Red light cameras across the District have been triggered by cyclists more than 1,500 times, but the cycling community said it is not right to classify them all as bad cyclists.
A group of cycling advocates showed the handlebar perspective of getting around D.C., revealing plenty of challenges for riders. Bike lanes that disappear and reappear blocks later, inconsistent traffic signals, and drivers who don’t pay attention or are unaware of cyclists make riders fearful about traveling in Washington.
During a ride with advocates, helmet cam video showed a car attempted to pass another car on Pennsylvania Avenue and hit the barrier separating the bike lane from the traffic lane. The car then came very close to crossing over and entering the bike lane.
"If a 16-year-old is texting on their phone and they aren't looking up, it doesn't matter if I'm stopped at a stop light or stop sign,” said Nelle Pierson, with Washington Area Bicyclist Association. “It doesn't matter if I'm in a bike lane or not. I'm at jeopardy."
Cyclists feel like they are not always given the same protection from danger as cars. Many are always thinking about the threat of being hit by a car.

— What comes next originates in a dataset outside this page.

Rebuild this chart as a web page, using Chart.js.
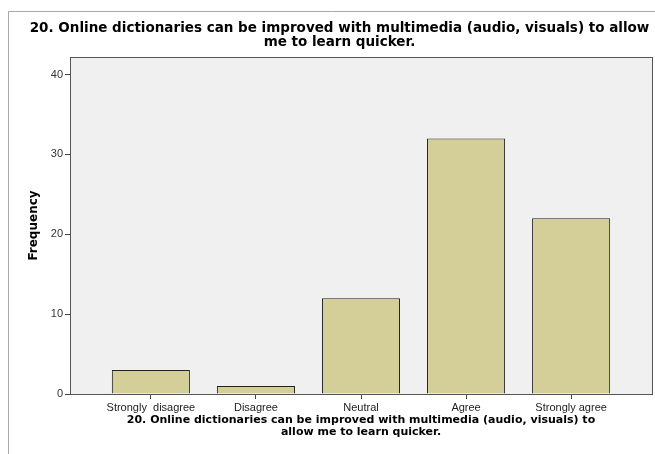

"One of the big issues that we see and we hear from people about why they don't bike is that they just don't feel safe," said Greg Billing, with WABA.
Advocates and cyclists said safer design of roads is a must, but a better understanding of one another also key.
"Somehow, it's become a thing where people have each other in their sights,” said cyclist Dave Sallavesh. “It's cars versus bikes, bike versus cars. It's really all people trying to get to and from work, trying to get to and from places they go."
The WABA said if drivers really want to make cyclists happy, communicate.
"On the road, it just makes such a difference to let everyone else know what you are doing,” said Colin Browne, with WABA. “As a bicyclist and as someone who works for a bike organization, people say, what should I do when in driving? My answer is always slow down and use your turn signal.”
Cycling advocates said there are other bicyclists that break the rules, and those people shouldn't do that. But they argued drivers can't simply lump all cyclists into one category as bad cyclists, just like all drivers shouldn’t be lumped together as bad because one got into an accident.
They said all cyclists and drivers need to brush up on street safety to gain a better understanding between the two groups and the changing roadways in the District.
"When you get your drivers licenses at 16 or 18, you have it for the rest of your life,” Billing said. “We don't give people a chance to intervene about how the streets have changed. The streets look very different from 20 years ago."
Currently, D.C. has 75 miles of bike lanes. Another 125 miles are in the works.